## Provided data
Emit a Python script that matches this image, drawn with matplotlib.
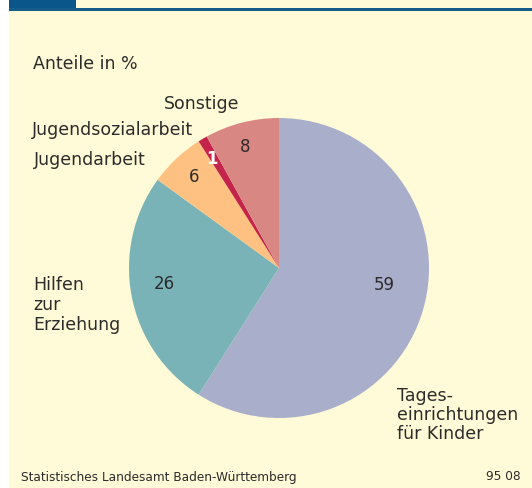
import matplotlib
matplotlib.use("Agg")
import matplotlib.pyplot as plt
import numpy as np
from matplotlib.patches import Rectangle

categories = ["Tages-\neinrichtungen\nfür Kinder", "Hilfen\nzur\nErziehung", "Jugendarbeit",
              "Jugendsozialarbeit", "Sonstige"]
values = [59, 26, 6, 1, 8]
colors = ["#A9AECB", "#79B3B7", "#FEC181", "#C4234B", "#D98783"]
value_colors = ["#2B2B2B", "#2B2B2B", "#2B2B2B", "#FFFFFF", "#2B2B2B"]
label_radius = [0.71, 0.77, 0.83, 0.85, 0.84]
angle_shift = [7, -3, 0, 1, 1]

W, H = 532, 488
bg = "#FFFBD8"
txt = "#2B2B2B"
fig = plt.figure(figsize=(W / 100, H / 100), dpi=100)
fig.patch.set_facecolor(bg)

def px(x, y):
    return x / W, 1 - y / H

# white left margin
fig.patches.append(Rectangle((0, 0), 9 / W, 1, transform=fig.transFigure,
                             facecolor="white", edgecolor="none", zorder=-5))
# top bar
fig.patches.append(Rectangle((9 / W, 1 - 11 / H), 1 - 9 / W, 3 / H, transform=fig.transFigure,
                             facecolor="#155E8C", edgecolor="none", zorder=-4))
fig.patches.append(Rectangle((9 / W, 1 - 8 / H), 67 / W, 8 / H, transform=fig.transFigure,
                             facecolor="#0A568A", edgecolor="none", zorder=-4))

cx, cy, r = 279, 268, 150
ax = fig.add_axes([(cx - r) / W, (H - cy - r) / H, 2 * r / W, 2 * r / H])
ax.set_zorder(5)
ax.patch.set_visible(False)
wedges, _ = ax.pie(values, colors=colors, startangle=90, counterclock=False,
                   radius=1, wedgeprops=dict(linewidth=0))
ax.set_xlim(-1, 1)
ax.set_ylim(-1, 1)
ax.set_aspect("equal")
ax.axis("off")

for w, v, rr, sh, c in zip(wedges, values, label_radius, angle_shift, value_colors):
    a = np.deg2rad((w.theta1 + w.theta2) / 2 + sh)
    ax.text(rr * np.cos(a), rr * np.sin(a), str(v), ha="center", va="center",
            fontsize=12, color=c, fontweight="bold" if c == "#FFFFFF" else "normal")

fs = 12.5
fig.text(*px(33, 64), "Anteile in %", fontsize=fs, color=txt, ha="left", va="center")
fig.text(*px(202, 104), categories[4], fontsize=fs, color=txt, ha="center", va="center")
fig.text(*px(193, 130), categories[3], fontsize=fs, color=txt, ha="right", va="center")
fig.text(*px(146, 160), categories[2], fontsize=fs, color=txt, ha="right", va="center")
fig.text(*px(33, 305), categories[1], fontsize=fs, color=txt, ha="left", va="center",
         linespacing=1.12)
fig.text(*px(397, 415), categories[0], fontsize=fs, color=txt, ha="left", va="center",
         linespacing=1.05)

fig.text(*px(21, 477), "Statistisches Landesamt Baden-Württemberg", fontsize=8.7,
         color=txt, ha="left", va="center")
fig.text(*px(521, 477), "95 08", fontsize=8.7, color=txt, ha="right", va="center")

fig.savefig("out.png", dpi=100, facecolor=fig.get_facecolor())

## Task directions
Return exactly what appears from the opening line of the material through the line with "return x / W, 1 - y / H", apart from the pictures.

## Problem solution
Emit a Python script that matches this image, drawn with matplotlib.
import matplotlib
matplotlib.use("Agg")
import matplotlib.pyplot as plt
import numpy as np
from matplotlib.patches import Rectangle

categories = ["Tages-\neinrichtungen\nfür Kinder", "Hilfen\nzur\nErziehung", "Jugendarbeit",
              "Jugendsozialarbeit", "Sonstige"]
values = [59, 26, 6, 1, 8]
colors = ["#A9AECB", "#79B3B7", "#FEC181", "#C4234B", "#D98783"]
value_colors = ["#2B2B2B", "#2B2B2B", "#2B2B2B", "#FFFFFF", "#2B2B2B"]
label_radius = [0.71, 0.77, 0.83, 0.85, 0.84]
angle_shift = [7, -3, 0, 1, 1]

W, H = 532, 488
bg = "#FFFBD8"
txt = "#2B2B2B"
fig = plt.figure(figsize=(W / 100, H / 100), dpi=100)
fig.patch.set_facecolor(bg)

def px(x, y):
    return x / W, 1 - y / H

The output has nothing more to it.